Thanks for the link.  Wow the Klimax LP12 (sounds like an adult movie) starts at the same cost of the new SUV I bought my wife.  Incredible looking and I’m sure sounding equipment for dreamers and those with the money to afford it without having to sell their car.  

Hey you furniture manufacturers in China here’s an opportunity to undercut Linn! China is already making clones of high-end amps. Plinths should be easy to fabricate and have considerable profit margin!

I am shocked, shocked I tell you, to learn the cost of a Klimax LP12 plus and minus the new plinth.  I suppose it is reluctantly acceptable to a person who already owns and loves the LP12.  I admit that I have a bias in the opposite direction; I prefer direct drive turntables and even a modified and modernized idler drive turntable (my Lenco), over any belt drive except maybe the Dohmann, among high end belt drives I have actually seen and heard, and I have not heard many in the high price category. Allowing for the possibility of buying a pre-owned turntable, which mylogic seems only recently to have discovered, there are a myriad of choices at and below the $40,000 "price point" that I would prefer.  However, I mean no disrespect to LP12 fans; the performance is probably way better than I imagine.

China?

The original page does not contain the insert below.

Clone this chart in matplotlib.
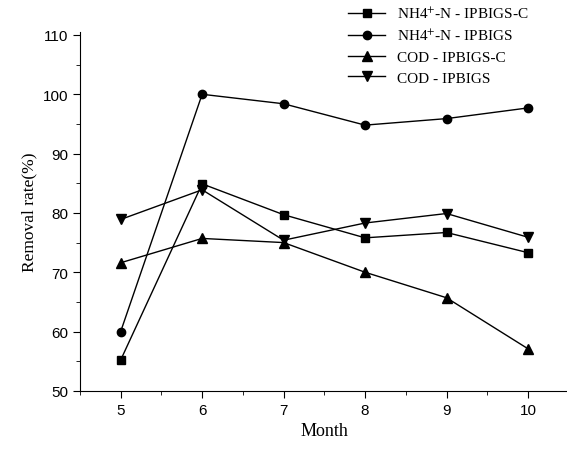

You could certainly have a Panzerholz plinth made locally in the USA for way less than $11K.  Talk to Albert Porter; he has been making a beautiful complex Panzerholz plinth for the Technics SP10 Mk2 and Mk3 for many years, probably right there in Texas.

The simple description of the process of manufacturing basic plywood is: glue very thin layers of wood "under extreme pressure and heat to create an entirely new, solid and massive material."

I'm waiting to actually see one of these new plinths in person. The "orthogonal layering" description has piqued my curiosity, as I'm wondering if the layers of beech are interwoven, interlocking, or merely stacked. I'm confident the layers are at alternating angles.

So, it remains to be seen: plywood or unobtainium?!?